Hace mucho que me pregunto cuánto vale el tiempo. Y, aunque creo que nunca lograré responderme a esta pregunta, sí tengo claro que el tiempo vale en la proporción en la que se entiende que es, además de la única magnitud irreversible, la única magnitud ineludible. Estamos hechos de tiempo, somos seres edificados sobre la base de la contingencia. Por eso, quizá solo merezcan felicitación quienes, habiendo comprendido todo esto, se hacen fuertes y fecundos con el tiempo que les ha sido dado.
El pasado día veinte cumplió noventa y cuatro años Mario Arellano García, uno de esos ejemplos de que el tiempo, a pesar de estar definido, es tan intenso como lo afrontemos cada uno. Todavía queda el espíritu joven e intrépido de aquel niño que se rompió el brazo jugando al fútbol con doce años; que lograba hacer lo imposible para ver a Justa, el amor de su vida, durante su tiempo de servicio militar en Segovia; que se hizo un excelente Maestro de Taller y trabajó en puestos que requerían de su pericia en importantes empresas de mecánica y platería; que dejó esos trabajos para volver a Toledo y continuar con el negocio de la familia de su esposa; y que nunca tuvo miedo para afrontar tantas metas como se le han puesto por delante, desde sacar adelante a sus hijos hasta dirigir instituciones de carácter religioso y cultural, desde elaborar genealogías hasta aprender la entonces incipiente informática.
Mario ha sido, y es, una persona meritoria por cuanto ha sabido hacerse a sí mismo.

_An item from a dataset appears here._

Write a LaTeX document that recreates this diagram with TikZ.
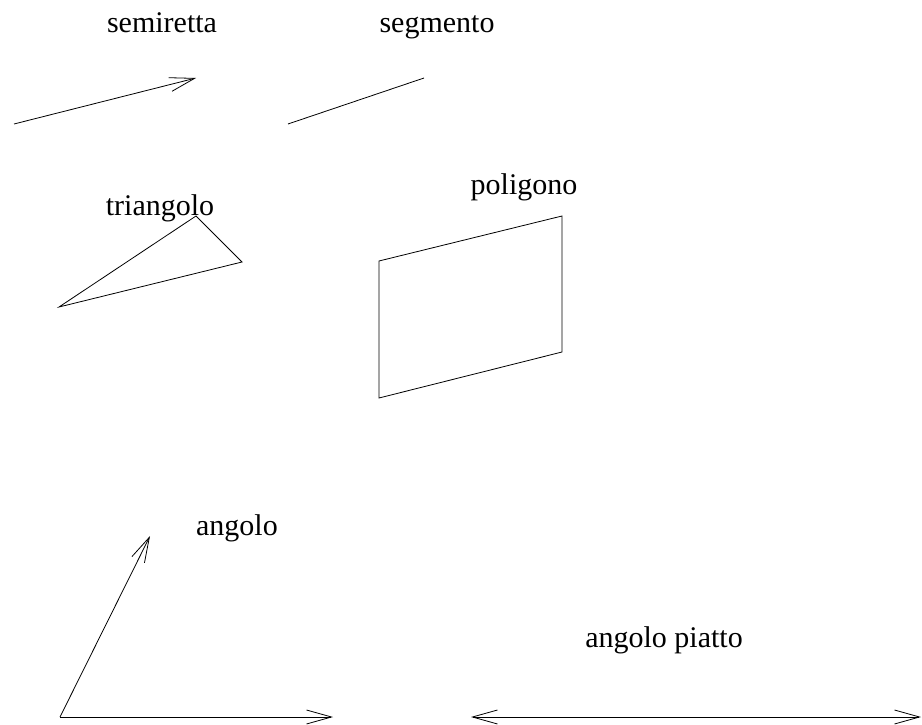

Si se estudia el desarrollo de su actividad en la Real Academia toledana, a la que lleva vinculado desde 1975, se puede comprobar lo altamente proactivo que es, que no ha dudado en ningún momento en prestar su tiempo, sus fuerzas y su trabajo para el desempeño de labores tan tediosas como la de ayudar en la ordenación de la Biblioteca y confeccionar una clasificación tejuelada de sus fondos, maquetar y sacar adelante la publicación de la revista Toletum hasta el punto de ponerla al día por el retraso que tenía en su marcha e indexar la revista en su número 41, dedicarse a labores de ornato y bricolaje tanto en la sede de la Casa de Mesa como en la actual o estudiar pormenorizadamente el libro registro de Académicos. En el ámbito de sus publicaciones, su peso y su enjundia en materia heráldica y genealógica, con especial atención a cuanto atañe al mundo mozárabe, ha dado como resultado una producción intelectual de primer nivel, que sirve de consulta a cuantos investigadores se aproximan a estudiar la mozarabía toledana. Y también para la Comunidad Mozárabe ha prestado grandes trabajos como maquetar y publicar íntegramente hasta hoy la revista Crónica Mozárabe, que ya ha alcanzado el número ciento tres, confeccionar las genealogías de cientos de mozárabes toledanos, dar actividad al Instituto de Estudios Visigótico-Mozárabes 'San Eugenio' de Toledo, organizar congresos mozárabes o ayudar en el desarrollo interno de la Hermandad Mozárabe de Toledo, sirviendo en ella incluso como Hermano Mayor durante cuatro años.
Y todo ello, siempre desde una labor callada, 'de trastienda', que no puede quedar en el olvido. Porque Mario, además de proactivo, es enemigo de los homenajes y las alharacas. No lo necesita. Primero, porque sabe que su deber está cumplido. Y segundo, porque, sabiendo como sabe lo que son el trabajo y el sufrimiento, comprende que el mejor homenaje que puede recibir es el de ver que todo su trabajo ha servido y servirá para el futuro. Sus mayores premios han sido su familia, sus trabajos y sus personas más cercanas, con quienes comparte de vez en cuando un vino, o dos, y puede conversar desde su interesantísima experiencia vital.
Creo que hay dos formas de afrontar el tiempo. Una, la que don Pío Coronado le confesó al Conde de Albrit en la extraordinaria adaptación cinematográfica que Garci hizo de la novela de Galdós: «¿A mí me va a hablar usted de soledad, señor Conde, que llevo tres perros enterrados?». Y la otra, la de Mario Arellano desde su fe sencilla pero ferviente, construida con palabras de San Pablo: «He luchado con valor, he llegado a la meta, he conservado la fe». Toledo, la ciudad por la que tanto ha trabajado, debe dispensarle el homenaje que le corresponde. Por su trabajo, por su tesón y por su ejemplo. Y, sobre todo, por el poso de experiencia que nos deja cada día.